Unfortunately for them, however, Marshal Crown, while sympathetic to them and their plight, runs them out of town instead and they come across some rustlers; they scare the rustlers off and tuck in to the beef the thieves have left, roasting it over the camp fire. But the next morning seriously nasty rancher Turner (David Brian, looking all menacing and slightly Jay C Flippenish) turns up with his henchmen, takes Owly and Pinky for rustlers and has them dragged behind horses till death, then strung up from a tree. Not nice, and indeed incoming family of greeners the Arlyns witness said brutal murder. Fancy doing in Dub and Shug!

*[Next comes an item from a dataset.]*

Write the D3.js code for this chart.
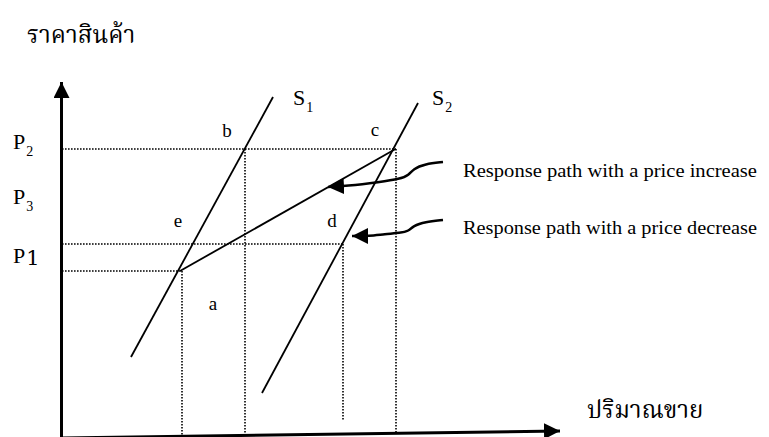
<!DOCTYPE html>
<html>
<head>
<meta charset="utf-8">
<script src="https://cdn.jsdelivr.net/npm/d3@7"></script>
<style>
  body { margin: 0; background: #fff; }
  text { font-family: "Liberation Serif", "Times New Roman", serif; fill: #000; }
  .thai { font-family: "Noto Serif Thai", "Norasi", "Kinnari", "Noto Sans Thai Looped", "Noto Sans Thai", "Loma", serif; }
</style>
</head>
<body>
<div id="chart-area"></div>
<script>

// price levels and quantities (chart units)
var priceLevels = [28.8, 19.3, 16.6];          // P2, middle, P1
var quantities = [12.0, 18.3, 28.1, 33.4];      // a, b, d, c

// supply curves
var supply1 = [[6.9, 8.0], [21.1, 34.0]];
var supply2 = [[20.0, 4.4], [35.6, 33.4]];

// response path e -> c
var responsePath = [[11.8, 16.6], [33.35, 28.8]];

// dotted guide lines
var guidesH = [
  {y: 28.8, x0: 0, x1: 33.4},
  {y: 19.3, x0: 0, x1: 28.1},
  {y: 16.6, x0: 0, x1: 12.0}
];
var guidesV = [
  {x: 12.0, y0: 16.6, y1: 0},
  {x: 18.3, y0: 28.8, y1: 0},
  {x: 28.1, y0: 19.3, y1: 1.7},
  {x: 33.4, y0: 28.8, y1: 0.5}
];

// curved pointer arrows (last point = arrow tip)
var pointerIncrease = [[38.1, 27.5], [36.3, 27.3], [35.1, 26.8], [34.7, 26.2], [33.8, 25.8], [31.8, 25.5], [28.4, 25.1], [26.6, 25.0]];
var pointerDecrease = [[38.1, 21.7], [36.3, 21.5], [35.1, 21.1], [34.7, 20.6], [33.8, 20.4], [32.3, 20.3], [30.7, 20.1], [29.0, 20.1]];

// labels
var pointLabels = [
  {t: "b", x: 16.5, y: 30.0},
  {t: "c", x: 31.3, y: 30.1},
  {t: "e", x: 11.6, y: 21.0},
  {t: "d", x: 27.0, y: 21.0},
  {t: "a", x: 15.1, y: 12.7}
];
var priceLabels = [
  {t: "P", sub: "2", y: 28.8},
  {t: "P", sub: "3", y: 23.3},
  {t: "P", sub: "1", y: 17.4}
];
var supplyLabels = [
  {t: "S", sub: "1", x: 23.1, y: 33.2},
  {t: "S", sub: "2", x: 37.0, y: 33.2}
];
var pathLabels = [
  {t: "Response path with a price increase", y: 26.0},
  {t: "Response path with a price decrease", y: 20.3}
];
var yTitle = "ราคาสินค้า";
var xTitle = "ปริมาณขาย";

var width = 769, height = 437;

var svg = d3.select("#chart-area").append("svg")
    .attr("width", width)
    .attr("height", height);

// 10 px per unit, origin at (62, 437)
var x = d3.scaleLinear().domain([0, 50]).range([62, 562]);
var y = d3.scaleLinear().domain([0, 35.5]).range([437, 82]);

var defs = svg.append("defs");
function addHead(id, len, half) {
  defs.append("marker")
      .attr("id", id)
      .attr("markerUnits", "userSpaceOnUse")
      .attr("viewBox", `0 ${-half} ${len} ${half * 2}`)
      .attr("refX", len)
      .attr("refY", 0)
      .attr("markerWidth", len)
      .attr("markerHeight", half * 2)
      .attr("orient", "auto")
      .append("path")
      .attr("d", `M0,${-half}L${len},0L0,${half}Z`)
      .attr("fill", "#000");
}
addHead("axis-head", 16, 8);
addHead("pointer-head", 16, 8);

var line = d3.line().x(d => x(d[0])).y(d => y(d[1]));

// dotted guides
svg.selectAll(".guide-h")
    .data(guidesH)
    .join("line")
    .attr("class", "guide-h")
    .attr("x1", d => x(d.x0)).attr("x2", d => x(d.x1))
    .attr("y1", d => y(d.y)).attr("y2", d => y(d.y))
    .attr("stroke", "#000")
    .attr("stroke-width", 1.6)
    .attr("stroke-dasharray", "1.6,1.4");

svg.selectAll(".guide-v")
    .data(guidesV)
    .join("line")
    .attr("class", "guide-v")
    .attr("x1", d => x(d.x)).attr("x2", d => x(d.x))
    .attr("y1", d => y(d.y0)).attr("y2", d => y(d.y1))
    .attr("stroke", "#000")
    .attr("stroke-width", 1.6)
    .attr("stroke-dasharray", "1.6,1.4");

// supply curves and response path
svg.selectAll(".supply")
    .data([supply1, supply2, responsePath])
    .join("path")
    .attr("class", "supply")
    .attr("d", line)
    .attr("fill", "none")
    .attr("stroke", "#000")
    .attr("stroke-width", 1.8);

// axes
svg.append("line")
    .attr("x1", x(-0.05)).attr("y1", y(0))
    .attr("x2", x(-0.05)).attr("y2", y(35.5))
    .attr("stroke", "#000")
    .attr("stroke-width", 3)
    .attr("marker-end", "url(#axis-head)");

svg.append("line")
    .attr("x1", x(0)).attr("y1", y(-0.1))
    .attr("x2", x(49.8)).attr("y2", y(0.6))
    .attr("stroke", "#000")
    .attr("stroke-width", 3)
    .attr("marker-end", "url(#axis-head)");

// curved pointers
var curve = d3.line().x(d => x(d[0])).y(d => y(d[1])).curve(d3.curveBasis);
svg.selectAll(".pointer")
    .data([pointerIncrease, pointerDecrease])
    .join("path")
    .attr("class", "pointer")
    .attr("d", curve)
    .attr("fill", "none")
    .attr("stroke", "#000")
    .attr("stroke-width", 2.5)
    .attr("marker-end", "url(#pointer-head)");

// point labels
svg.selectAll(".pt-label")
    .data(pointLabels)
    .join("text")
    .attr("class", "pt-label")
    .attr("x", d => x(d.x)).attr("y", d => y(d.y))
    .attr("text-anchor", "middle")
    .attr("font-size", 19)
    .text(d => d.t);

// price labels with subscripts
var pl = svg.selectAll(".p-label")
    .data(priceLabels)
    .join("text")
    .attr("class", "p-label")
    .attr("x", x(-4.9)).attr("y", d => y(d.y))
    .attr("font-size", 22);
pl.append("tspan").text(d => d.t);
pl.append("tspan")
    .attr("font-size", d => d.sub == "1" ? 21 : 14)
    .attr("font-family", d => d.sub == "1" ? "DejaVu Serif" : null)
    .attr("dx", 1)
    .attr("dy", d => d.sub == "1" ? 2 : 7)
    .text(d => d.sub);

var sl = svg.selectAll(".s-label")
    .data(supplyLabels)
    .join("text")
    .attr("class", "s-label")
    .attr("x", d => x(d.x)).attr("y", d => y(d.y))
    .attr("font-size", 22);
sl.append("tspan").text(d => d.t);
sl.append("tspan")
    .attr("font-size", 14)
    .attr("dx", 1)
    .attr("dy", 7)
    .text(d => d.sub);

// pointer texts
svg.selectAll(".path-label")
    .data(pathLabels)
    .join("text")
    .attr("class", "path-label")
    .attr("x", x(40.1)).attr("y", d => y(d.y))
    .attr("font-size", 19)
    .attr("textLength", 294)
    .attr("lengthAdjust", "spacingAndGlyphs")
    .text(d => d.t);

// axis titles
svg.append("text")
    .attr("class", "thai")
    .attr("x", 27).attr("y", y(39.4))
    .attr("font-size", 24)
    .text(yTitle);

svg.append("text")
    .attr("class", "thai")
    .attr("x", x(52.5)).attr("y", y(1.9))
    .attr("font-size", 24)
    .text(xTitle);

</script>
</body>
</html>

Now the Arlyns split over what to do. Patriarch Ared (Mark Lenard, Sarek from Star Trek) is a religious nut and agonizes over testifying over what he has actually seen: he saw the dragging but not the hanging. Son David (Peter Jason, also in episode 16, Fool’s Gold, and Pinkerton in The Long Riders) is less theological and is all for speaking up against evil rancher Turner and his thugs. In fact, though, he does a deal with the devil, taking Turner’s pay-off to buy a farm for the family in return for not testifying against him. And who’s to say he’s wrong, in the last resort? It’s an interesting dilemma. And thought-provoking situations of this kind were not alien to Cimarron Strip. There was always – well, nearly always – a serious strain to the writing.

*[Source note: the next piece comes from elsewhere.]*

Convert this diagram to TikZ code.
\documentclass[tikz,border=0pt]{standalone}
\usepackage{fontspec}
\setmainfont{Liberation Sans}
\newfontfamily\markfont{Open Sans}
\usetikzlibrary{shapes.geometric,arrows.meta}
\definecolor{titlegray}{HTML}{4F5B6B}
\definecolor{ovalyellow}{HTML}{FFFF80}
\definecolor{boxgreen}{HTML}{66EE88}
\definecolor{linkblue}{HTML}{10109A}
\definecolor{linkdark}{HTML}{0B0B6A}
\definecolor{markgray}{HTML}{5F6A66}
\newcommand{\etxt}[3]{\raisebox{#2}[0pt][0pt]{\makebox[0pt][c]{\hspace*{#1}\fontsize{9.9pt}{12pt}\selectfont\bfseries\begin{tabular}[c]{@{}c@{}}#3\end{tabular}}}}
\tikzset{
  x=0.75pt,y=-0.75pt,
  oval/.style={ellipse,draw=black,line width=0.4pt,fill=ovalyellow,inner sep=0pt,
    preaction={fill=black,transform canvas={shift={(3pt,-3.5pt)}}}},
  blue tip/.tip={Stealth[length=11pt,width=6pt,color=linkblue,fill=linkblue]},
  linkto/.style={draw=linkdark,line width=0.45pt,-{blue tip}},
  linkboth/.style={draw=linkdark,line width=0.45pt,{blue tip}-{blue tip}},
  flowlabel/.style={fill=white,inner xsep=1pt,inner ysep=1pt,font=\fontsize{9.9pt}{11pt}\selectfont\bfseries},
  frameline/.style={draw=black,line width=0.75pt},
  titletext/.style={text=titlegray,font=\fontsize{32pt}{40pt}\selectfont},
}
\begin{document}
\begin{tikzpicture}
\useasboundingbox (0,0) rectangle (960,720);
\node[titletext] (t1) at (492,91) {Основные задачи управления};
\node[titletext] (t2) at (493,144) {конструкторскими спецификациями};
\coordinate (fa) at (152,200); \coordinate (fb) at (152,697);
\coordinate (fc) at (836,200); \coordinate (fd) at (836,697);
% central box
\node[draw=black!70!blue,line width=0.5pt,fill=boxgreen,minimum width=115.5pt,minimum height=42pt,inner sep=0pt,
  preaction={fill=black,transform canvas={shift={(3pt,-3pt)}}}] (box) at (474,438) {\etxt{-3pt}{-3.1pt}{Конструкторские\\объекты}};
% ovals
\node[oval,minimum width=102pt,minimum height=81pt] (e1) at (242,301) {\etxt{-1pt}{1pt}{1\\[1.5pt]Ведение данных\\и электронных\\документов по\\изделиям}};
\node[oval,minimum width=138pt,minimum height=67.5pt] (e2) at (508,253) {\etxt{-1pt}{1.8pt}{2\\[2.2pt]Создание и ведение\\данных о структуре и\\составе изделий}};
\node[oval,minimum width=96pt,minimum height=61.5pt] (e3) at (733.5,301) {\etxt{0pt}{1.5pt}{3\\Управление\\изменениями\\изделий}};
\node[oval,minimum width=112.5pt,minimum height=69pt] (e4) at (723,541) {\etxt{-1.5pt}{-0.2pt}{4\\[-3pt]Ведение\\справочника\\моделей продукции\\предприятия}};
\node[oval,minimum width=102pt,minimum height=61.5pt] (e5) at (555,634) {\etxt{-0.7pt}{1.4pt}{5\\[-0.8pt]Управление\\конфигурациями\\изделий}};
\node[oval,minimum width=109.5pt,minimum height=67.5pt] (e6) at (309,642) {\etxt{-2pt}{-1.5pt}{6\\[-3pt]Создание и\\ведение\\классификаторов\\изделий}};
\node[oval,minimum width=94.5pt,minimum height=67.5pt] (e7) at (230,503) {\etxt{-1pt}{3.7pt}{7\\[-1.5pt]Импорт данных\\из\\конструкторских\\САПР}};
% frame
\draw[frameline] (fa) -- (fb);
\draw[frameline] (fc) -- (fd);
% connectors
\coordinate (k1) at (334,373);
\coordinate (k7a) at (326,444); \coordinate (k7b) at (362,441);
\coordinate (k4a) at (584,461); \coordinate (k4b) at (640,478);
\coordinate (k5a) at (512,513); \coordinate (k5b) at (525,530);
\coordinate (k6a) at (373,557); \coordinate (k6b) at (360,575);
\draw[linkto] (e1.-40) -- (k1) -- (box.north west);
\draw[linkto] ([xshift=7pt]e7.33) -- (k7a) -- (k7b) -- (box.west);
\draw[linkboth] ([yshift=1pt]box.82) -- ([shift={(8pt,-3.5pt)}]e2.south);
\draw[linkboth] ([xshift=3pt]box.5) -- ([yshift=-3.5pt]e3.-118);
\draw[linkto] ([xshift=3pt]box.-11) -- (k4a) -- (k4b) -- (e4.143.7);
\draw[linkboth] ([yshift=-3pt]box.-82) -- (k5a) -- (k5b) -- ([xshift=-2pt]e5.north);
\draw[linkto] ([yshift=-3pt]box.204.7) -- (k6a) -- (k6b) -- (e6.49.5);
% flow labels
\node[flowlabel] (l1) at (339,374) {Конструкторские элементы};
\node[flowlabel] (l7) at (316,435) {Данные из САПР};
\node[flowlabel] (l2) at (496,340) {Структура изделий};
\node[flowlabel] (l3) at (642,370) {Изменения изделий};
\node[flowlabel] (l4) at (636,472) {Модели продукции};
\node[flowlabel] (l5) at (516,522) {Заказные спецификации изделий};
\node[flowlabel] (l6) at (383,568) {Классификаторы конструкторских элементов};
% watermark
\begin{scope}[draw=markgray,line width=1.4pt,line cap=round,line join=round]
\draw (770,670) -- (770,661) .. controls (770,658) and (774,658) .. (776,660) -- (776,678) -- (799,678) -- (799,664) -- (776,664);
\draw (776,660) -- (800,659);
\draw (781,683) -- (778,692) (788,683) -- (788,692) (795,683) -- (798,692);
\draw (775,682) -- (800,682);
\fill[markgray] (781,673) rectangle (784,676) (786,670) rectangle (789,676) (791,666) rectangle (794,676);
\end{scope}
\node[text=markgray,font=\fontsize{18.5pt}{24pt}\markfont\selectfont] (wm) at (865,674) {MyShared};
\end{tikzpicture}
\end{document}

This last episode was directed by McEveety, Vincent of that Ilk, written by Hal Sitowitz, who also did episodes 10 and 14, and was first shown on March 7, 1968.
And so farewell, Cimarron Strip. You were definitely one of the best Western TV shows.

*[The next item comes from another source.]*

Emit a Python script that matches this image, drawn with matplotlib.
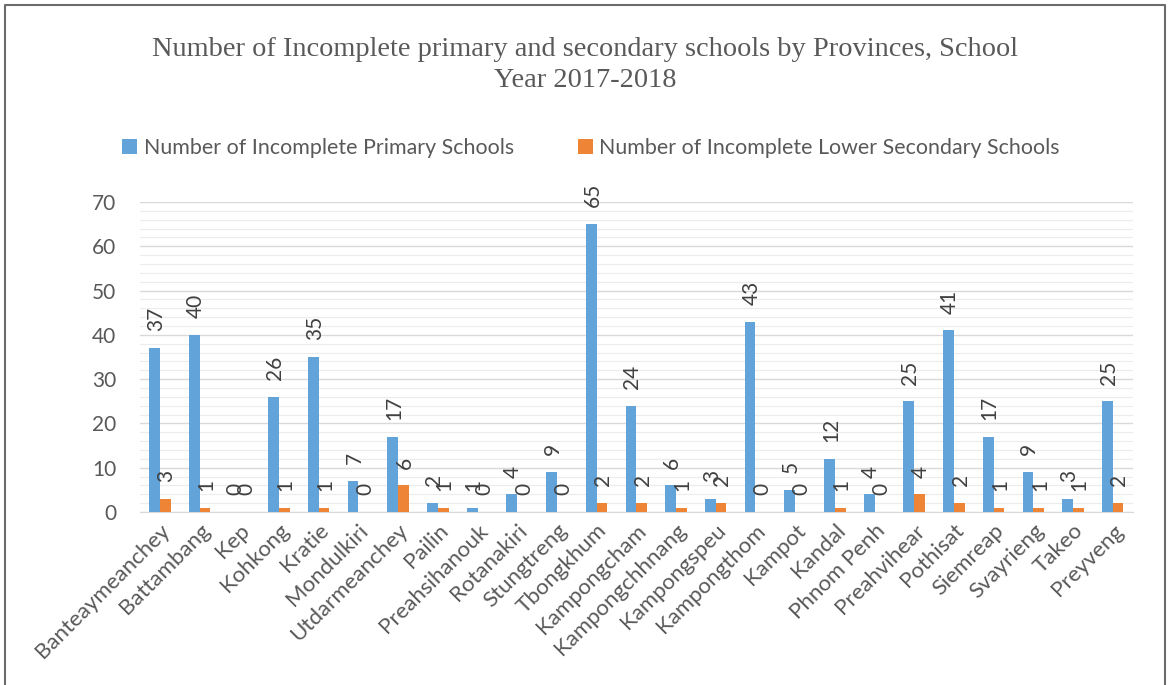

To be brutally frank, I could have done without the actors playing MacGregor and Dulcey, whose performances were not out of the top drawer and whose characters were, on balance, rather tiresome and silly, but Francis was OK and Jim Crown was a convincing tough Westerner. The mise en scène, the acting from the guest stars and the screenplays were all consistently high quality. All in all, a good view, even today.